** BEGIN Collected data **

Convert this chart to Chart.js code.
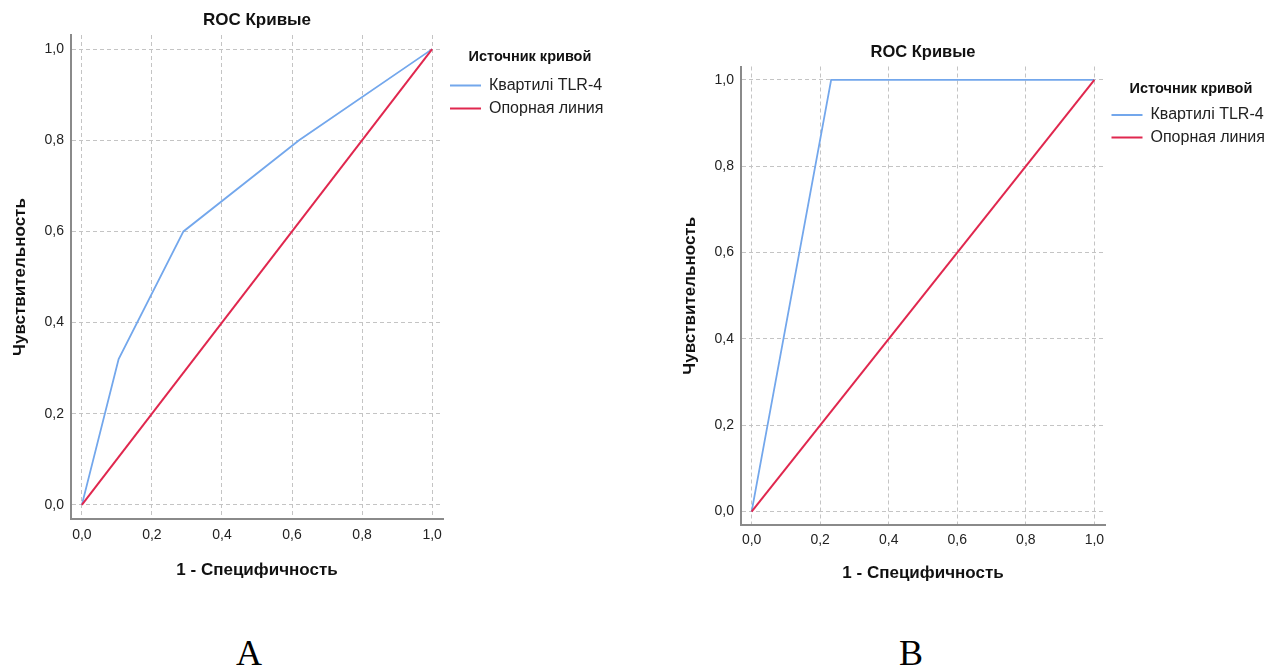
<!DOCTYPE html>
<html><head><meta charset="utf-8">
<script src="https://cdn.jsdelivr.net/npm/chart.js@4.4.1/dist/chart.umd.min.js"></script>
<style>
html,body{margin:0;padding:0;background:#fff;width:1282px;height:668px;overflow:hidden;position:relative}
canvas{position:absolute;top:0}
#cA{left:0}
#cB{left:670px}
.lbl{position:absolute;top:635px;width:80px;text-align:center;font-family:"Liberation Serif","Times New Roman",serif;font-size:36px;line-height:36px;color:#000}
</style></head><body>
<canvas id="cA" width="660" height="600"></canvas>
<canvas id="cB" width="612" height="600"></canvas>
<div class="lbl" style="left:209px">A</div>
<div class="lbl" style="left:871px">B</div>
<script>
// ---- data ----
const TICKS = [0, 0.2, 0.4, 0.6, 0.8, 1.0];
const TICK_LABELS = ['0,0', '0,2', '0,4', '0,6', '0,8', '1,0'];
const SERIES_NAMES = ['Квартилі TLR-4', 'Опорная линия'];
const A_FPR = [0, 0.105, 0.29, 0.62, 1];
const A_TPR = [0, 0.32, 0.6, 0.8, 1];
const B_FPR = [0, 0.232, 1];
const B_TPR = [0, 1, 1];
const REF_X = [0, 1];
const REF_Y = [0, 1];
const TITLE = 'ROC Кривые';
const X_TITLE = '1 - Специфичность';
const Y_TITLE = 'Чувствительность';
const LEGEND_TITLE = 'Источник кривой';

Chart.defaults.font.family = '"Liberation Sans", Arial, sans-serif';

const pts = (xs, ys) => xs.map((x, i) => ({x: x, y: ys[i]}));
const fixTicks = s => { s.ticks = TICKS.map(v => ({value: v})); };
const fmt = v => { const i = TICKS.indexOf(v); return i >= 0 ? TICK_LABELS[i] : ''; };

function legendWidth(w) {
  return {
    id: 'legW',
    afterInit(chart) {
      const lg = chart.legend;
      if (!lg) return;
      const f = lg.fit;
      lg.fit = function () { f.call(this); this.width = w; };
    }
  };
}

function build(id, fpr, tpr, L) {
  return new Chart(document.getElementById(id), {
    type: 'line',
    data: {
      datasets: [
        {label: SERIES_NAMES[0], data: pts(fpr, tpr), borderColor: '#73a7ec', backgroundColor: '#73a7ec',
         borderWidth: 1.8, pointRadius: 0, tension: 0, order: 1},
        {label: SERIES_NAMES[1], data: pts(REF_X, REF_Y), borderColor: '#e0274e', backgroundColor: '#e0274e',
         borderWidth: 2, pointRadius: 0, tension: 0, order: 0}
      ]
    },
    options: {
      responsive: false, animation: false, devicePixelRatio: 1,
      layout: {padding: {left: 0, top: 0, right: L.padR, bottom: L.padB}},
      plugins: {
        tooltip: {enabled: false},
        title: {display: true, text: TITLE, fullSize: false, color: '#111',
                font: {size: L.titleSize, weight: 'bold'},
                padding: {top: L.titleTop, bottom: L.titleBottom}},
        legend: {
          position: 'right', align: 'start',
          labels: {usePointStyle: true, pointStyle: 'line', pointStyleWidth: 31,
                   padding: L.legPad, color: '#222', font: {size: 16},
                   sort: (a, b) => a.datasetIndex - b.datasetIndex},
          title: {display: true, text: LEGEND_TITLE, color: '#111', position: 'center',
                  font: {size: 14.5, weight: 'bold'},
                  padding: {top: L.legTitleTop, bottom: L.legTitleBottom}}
        }
      },
      scales: {
        x: {
          type: 'linear', min: -0.031, max: 1.031,
          afterBuildTicks: fixTicks,
          afterFit: s => { s.height = L.xH; },
          grid: {color: '#c4c4c4', lineWidth: 1, drawTicks: false},
          border: {display: true, color: '#8a8a8a', width: 2, dash: [4, 3]},
          ticks: {autoSkip: false, maxRotation: 0, padding: L.xPad, color: '#222', font: {size: 14}, callback: v => fmt(v)},
          title: {display: true, text: X_TITLE, color: '#111', font: {size: 17, weight: 'bold'}, padding: {top: 0, bottom: 0}}
        },
        y: {
          type: 'linear', min: -0.031, max: 1.031,
          afterBuildTicks: fixTicks,
          afterFit: s => { s.width = 71; },
          grid: {color: '#c4c4c4', lineWidth: 1, drawTicks: false},
          border: {display: true, color: '#8a8a8a', width: 2, dash: [4, 3]},
          ticks: {autoSkip: false, padding: 7, color: '#222', font: {size: 14}, callback: v => fmt(v)},
          title: {display: true, text: Y_TITLE, color: '#111', font: {size: 17, weight: 'bold'}, padding: {top: 10, bottom: 0}}
        }
      }
    },
    plugins: [legendWidth(L.legW)]
  });
}

build('cA', A_FPR, A_TPR, {
  padR: 43, padB: 19.8, titleSize: 17, titleTop: 9.8, titleBottom: 4.8,
  legPad: 7, legTitleTop: 49.75, legTitleBottom: 3.35, legW: 174,
  xH: 61.2, xPad: 7.6
});
build('cB', B_FPR, B_TPR, {
  padR: 5, padB: 16.3, titleSize: 16.5, titleTop: 42.6, titleBottom: 4.1,
  legPad: 6.5, legTitleTop: 81.75, legTitleBottom: 1.35, legW: 172,
  xH: 58.7, xPad: 6.6
});
</script>
</body></html>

** END Collected data **

Extract the lines exactly, please: the first line of the listing, the line with "const fmt = v", and every line between them, but no pictures.

__In response__:
Convert this chart to Chart.js code.
<!DOCTYPE html>
<html><head><meta charset="utf-8">
<script src="https://cdn.jsdelivr.net/npm/chart.js@4.4.1/dist/chart.umd.min.js"></script>
<style>
html,body{margin:0;padding:0;background:#fff;width:1282px;height:668px;overflow:hidden;position:relative}
canvas{position:absolute;top:0}
#cA{left:0}
#cB{left:670px}
.lbl{position:absolute;top:635px;width:80px;text-align:center;font-family:"Liberation Serif","Times New Roman",serif;font-size:36px;line-height:36px;color:#000}
</style></head><body>
<canvas id="cA" width="660" height="600"></canvas>
<canvas id="cB" width="612" height="600"></canvas>
<div class="lbl" style="left:209px">A</div>
<div class="lbl" style="left:871px">B</div>
<script>
// ---- data ----
const TICKS = [0, 0.2, 0.4, 0.6, 0.8, 1.0];
const TICK_LABELS = ['0,0', '0,2', '0,4', '0,6', '0,8', '1,0'];
const SERIES_NAMES = ['Квартилі TLR-4', 'Опорная линия'];
const A_FPR = [0, 0.105, 0.29, 0.62, 1];
const A_TPR = [0, 0.32, 0.6, 0.8, 1];
const B_FPR = [0, 0.232, 1];
const B_TPR = [0, 1, 1];
const REF_X = [0, 1];
const REF_Y = [0, 1];
const TITLE = 'ROC Кривые';
const X_TITLE = '1 - Специфичность';
const Y_TITLE = 'Чувствительность';
const LEGEND_TITLE = 'Источник кривой';

Chart.defaults.font.family = '"Liberation Sans", Arial, sans-serif';

const pts = (xs, ys) => xs.map((x, i) => ({x: x, y: ys[i]}));
const fixTicks = s => { s.ticks = TICKS.map(v => ({value: v})); };
const fmt = v => { const i = TICKS.indexOf(v); return i >= 0 ? TICK_LABELS[i] : ''; };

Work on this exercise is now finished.